Bihar: Students protest against rail test results, disrupt train services
Thousands of candidates, who had appeared for the Railway Recruitment Board’s non-technical popular categories’ exam 2021, disrupted train services across Bihar on Tuesday to protest against the alleged discrepancies in results.
The main New Delhi–Howrah route, which witnesses one of the densest train traffic in the country, was blocked for several hours at Buxar, bringing to halt trains that were already running late because of dense fog and bad weather.
Train services at various places in Nalanda, Nawada, Saran, Sitamarhi, Muzaffarpur, Bhojpur, Buxar and Patna districts bore the brunt as protesters laid siege to stations, blocked rail lines by placing steel poles and bars and demonstrated on the tracks since morning.
“We could not see any logic in the RRB NTPC exam results. Those who got less marks in various categories have been selected while many who performed better have been rejected. We do not know what has happened. They (The railways) are playing with our career and future. The RRB should make corrections and issue fresh results,” said Manish Kumar, a protester from Bihar Sharif in Nalanda district, who had written the exam. They raised slogans against the railways and the NDA government at the Centre.
“The computer-based tests being conducted by the RRB should be scrapped. They leave much scope for bungling in the results. The government should at least ensure fair exam and results in this era of unemployment if it cannot provide more jobs,” said Anand Singh, a protester at Buxar station.
A section of protesters in Nawada torched a track inspection locomotive and pelted stones on fire tenders and station buildings. At some places, they tried to damage the tracks. In other districts, scuffles broke out between the candidates and state police and Railway Protection Force (RPF) personnel.
At Ara station, the police fired in the air and lathicharged protesters after they started pelting stones.
East Central Railway chief public relations officer Rajesh Kumar said at least two dozen trains had been diverted, rescheduled, cancelled, terminated before destination or started beyond their origin stations because of the ongoing agitation.
“Some changes have been made in the running of trains due to the protests at Buxar and Fatuha (Patna district) stations on Tuesday. Seven trains have been diverted from their regular routes, while the termination or departure station of a couple of them have been changed. Train 13287 Durg–Rajendra Nagar Terminal South Bihar Express has been cancelled,” Kumar said. However, there was no word on how many trains were stranded or delayed.
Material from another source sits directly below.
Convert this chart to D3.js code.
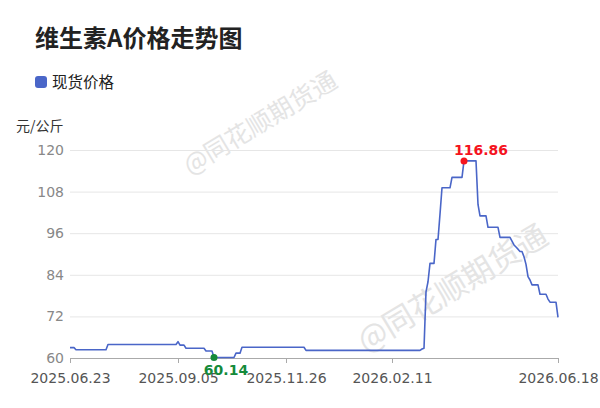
<!DOCTYPE html>
<html>
<head>
<meta charset="utf-8">
<script src="https://cdn.jsdelivr.net/npm/d3@7"></script>
<style>
  html, body { margin: 0; padding: 0; background: #fff; }
  svg { display: block; }
</style>
</head>
<body>
<div id="chart"></div>
<script>
// tick labels on the category axis (index into price)
var tickIdx = [0, 54, 108, 161, 244];
var tickLabels = ["2025.06.23", "2025.09.05", "2025.11.26", "2026.02.11", "2026.06.18"];
var yTicks = [60, 72, 84, 96, 108, 120];
var seriesName = "现货价格";

// daily spot price, 元/公斤
var price = [
  63.0, 63.0, 63.0,
  62.4, 62.4, 62.4, 62.4, 62.4, 62.4, 62.4, 62.4,
  62.4, 62.4, 62.4, 62.4, 62.4, 62.4, 62.4, 62.4,
  63.9, 63.9, 63.9, 63.9, 63.9, 63.9, 63.9, 63.9, 63.9, 63.9,
  63.9, 63.9, 63.9, 63.9, 63.9, 63.9, 63.9, 63.9, 63.9, 63.9,
  63.9, 63.9, 63.9, 63.9, 63.9, 63.9, 63.9, 63.9, 63.9, 63.9,
  63.9, 63.9, 63.9, 63.9, 63.9,
  64.7,
  63.7, 63.7, 63.7,
  62.8, 62.8, 62.8, 62.8, 62.8, 62.8, 62.8, 62.8, 62.8, 62.8,
  62.0, 62.0, 62.0, 62.0,
  60.14, 60.14, 60.14, 60.14, 60.14, 60.14, 60.14, 60.14, 60.14, 60.14, 60.14,
  61.4, 61.4, 61.4,
  63.1, 63.1, 63.1, 63.1, 63.1, 63.1, 63.1, 63.1, 63.1, 63.1,
  63.1, 63.1, 63.1, 63.1, 63.1, 63.1, 63.1, 63.1, 63.1, 63.1,
  63.1, 63.1, 63.1, 63.1, 63.1, 63.1, 63.1, 63.1, 63.1, 63.1,
  63.1, 63.1,
  62.2, 62.2, 62.2, 62.2, 62.2, 62.2, 62.2, 62.2, 62.2, 62.2,
  62.2, 62.2, 62.2, 62.2, 62.2, 62.2, 62.2, 62.2, 62.2, 62.2,
  62.2, 62.2, 62.2, 62.2, 62.2, 62.2, 62.2, 62.2, 62.2, 62.2,
  62.2, 62.2, 62.2, 62.2, 62.2, 62.2, 62.2, 62.2, 62.2, 62.2,
  62.2, 62.2, 62.2, 62.2, 62.2, 62.2, 62.2, 62.2, 62.2, 62.2,
  62.2, 62.2, 62.2, 62.2, 62.2, 62.2, 62.2, 62.2,
  62.6, 62.8,
  79.1, 82.0,
  87.3, 87.3, 87.3,
  94.2, 94.2,
  101.5,
  109.1, 109.1, 109.1, 109.1, 109.1,
  112.1, 112.1, 112.1, 112.1, 112.1, 112.1,
  116.86, 116.86, 116.86, 116.86, 116.86, 116.86, 116.86,
  104.3,
  101.0, 101.0, 101.0, 101.0,
  97.7, 97.7, 97.7, 97.7, 97.7, 97.7,
  94.8, 94.8, 94.8, 94.8, 94.8, 94.8,
  93.7, 92.6, 92.0, 91.4, 90.7, 90.7, 89.2, 87.0, 83.5, 82.5,
  81.1, 81.1, 81.1, 81.1,
  78.4, 78.4, 78.4, 78.4,
  77.0,
  76.1, 76.1, 76.1, 76.1,
  71.7
];

var width = 600, height = 408;
var plotLeft = 70, plotRight = 558, plotTop = 150, plotBottom = 358;
var lineColor = "#4a66c8";
var axisFont = "'DejaVu Sans', sans-serif";
var cjkFont = "'Noto Sans CJK SC', 'Noto Sans', sans-serif";

var svg = d3.select("#chart")
  .append("svg")
  .attr("width", width)
  .attr("height", height)
  .attr("viewBox", "0 0 " + width + " " + height);

var x = d3.scaleLinear()
  .domain([0, price.length - 1])
  .range([plotLeft, plotRight]);

var y = d3.scaleLinear()
  .domain([60, 120])
  .range([plotBottom, plotTop]);

// watermarks
var marks = [
  {cx: 259, cy: 121, size: 25},
  {cx: 451, cy: 286, size: 31}
];
svg.selectAll(".wm").data(marks).enter().append("text")
  .attr("class", "wm")
  .attr("transform", function(d){ return "translate(" + d.cx + "," + d.cy + ") rotate(-31)"; })
  .attr("text-anchor", "middle")
  .attr("dominant-baseline", "central")
  .attr("font-family", cjkFont)
  .attr("font-size", function(d){ return d.size; })
  .attr("fill", "#e4e4e4")
  .text("@同花顺期货通");

// title + legend
svg.append("text")
  .attr("x", 35).attr("y", 47)
  .attr("font-family", cjkFont)
  .attr("font-weight", "bold")
  .attr("font-size", 24)
  .attr("fill", "#222")
  .text("维生素A价格走势图");

svg.append("rect")
  .attr("x", 35).attr("y", 76)
  .attr("width", 12).attr("height", 12)
  .attr("rx", 3)
  .attr("fill", lineColor);

svg.append("text")
  .attr("x", 52).attr("y", 88)
  .attr("font-family", cjkFont)
  .attr("font-size", 15.5)
  .attr("fill", "#222")
  .text(seriesName);

svg.append("text")
  .attr("x", 16).attr("y", 131)
  .attr("font-family", cjkFont)
  .attr("font-size", 14)
  .attr("fill", "#333")
  .text("元/公斤");

// y grid + labels
var yAxis = d3.axisLeft(y)
  .tickValues(yTicks)
  .tickSize(-(plotRight - plotLeft))
  .tickPadding(6);

var gy = svg.append("g")
  .attr("transform", "translate(" + plotLeft + ",0)")
  .call(yAxis);
gy.select(".domain").remove();
gy.selectAll(".tick line")
  .attr("stroke", "#e6e6e6");
gy.selectAll(".tick").filter(function(d){ return d === 60; }).select("line").remove();
gy.selectAll(".tick text")
  .attr("font-family", axisFont)
  .attr("font-size", 14)
  .attr("fill", "#888");

// x axis
var xAxis = d3.axisBottom(x)
  .tickValues(tickIdx)
  .tickFormat(function(d, i){ return tickLabels[i]; })
  .tickSize(5)
  .tickPadding(10);

var gx = svg.append("g")
  .attr("transform", "translate(0," + plotBottom + ")")
  .call(xAxis);
gx.select(".domain").attr("stroke", "#aaa");
gx.selectAll(".tick line").attr("stroke", "#aaa");
gx.selectAll(".tick text")
  .attr("font-family", axisFont)
  .attr("font-size", 14)
  .attr("fill", "#555");

// price line
var line = d3.line()
  .x(function(d, i){ return x(i); })
  .y(function(d){ return y(d); });

svg.append("path")
  .datum(price)
  .attr("d", line)
  .attr("fill", "none")
  .attr("stroke", lineColor)
  .attr("stroke-width", 1.6)
  .attr("stroke-linejoin", "round");

// max / min markers
var maxV = d3.max(price), minV = d3.min(price);
var maxI = price.indexOf(maxV), minI = price.indexOf(minV);

var extremes = [
  {i: maxI, v: maxV, color: "#f5141e", dx: 17, dy: -6},
  {i: minI, v: minV, color: "#148a3a", dx: 12, dy: 17}
];

svg.selectAll(".ext-dot").data(extremes).enter().append("circle")
  .attr("class", "ext-dot")
  .attr("cx", function(d){ return x(d.i); })
  .attr("cy", function(d){ return y(d.v); })
  .attr("r", 3.5)
  .attr("fill", function(d){ return d.color; });

svg.selectAll(".ext-label").data(extremes).enter().append("text")
  .attr("class", "ext-label")
  .attr("x", function(d){ return x(d.i) + d.dx; })
  .attr("y", function(d){ return y(d.v) + d.dy; })
  .attr("text-anchor", "middle")
  .attr("font-family", axisFont)
  .attr("font-weight", "bold")
  .attr("font-size", 14)
  .attr("fill", function(d){ return d.color; })
  .text(function(d){ return d.v.toFixed(2); });
</script>
</body>
</html>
The agitation started at Rajendra Nagar station in Patna and Ara station in Bhojpur district on Monday afternoon and continued till the security personnel used force to disperse the protesters after they tried to torch the Patna–Kurla Express around 10pm. By Tuesday, the protests had spread to various parts of the state.
Asked about the agitation, Bihar additional director general of police (rail) Nirmal Kumar Azad told The Telegraph: “The protests are happening at five or six places in the state. Most of the protesters are students and they are aggrieved about some RRB results. We are trying to pacify them. Slight force has been also used at a couple of places to disperse them. So far, nine FIRs have been registered. We have arrested four and are on the lookout for others who are unnamed.”
Azad said the emphasis was on peaceful handling of the situation instead of arresting the students or registering FIRs against them. He added that the police were talking to the owners of lodges and hostels where students stay and taking their help in dissuading them from coming out on the roads and stations to protest.
The railway ministry issued a notice on Tuesday, stating that students indulging in unlawful activities, vandalism, damage and disruption of train services would be liable to be debarred from railway jobs throughout their lives. It also said that specialised agencies would be used to identify such students from video clips and other means.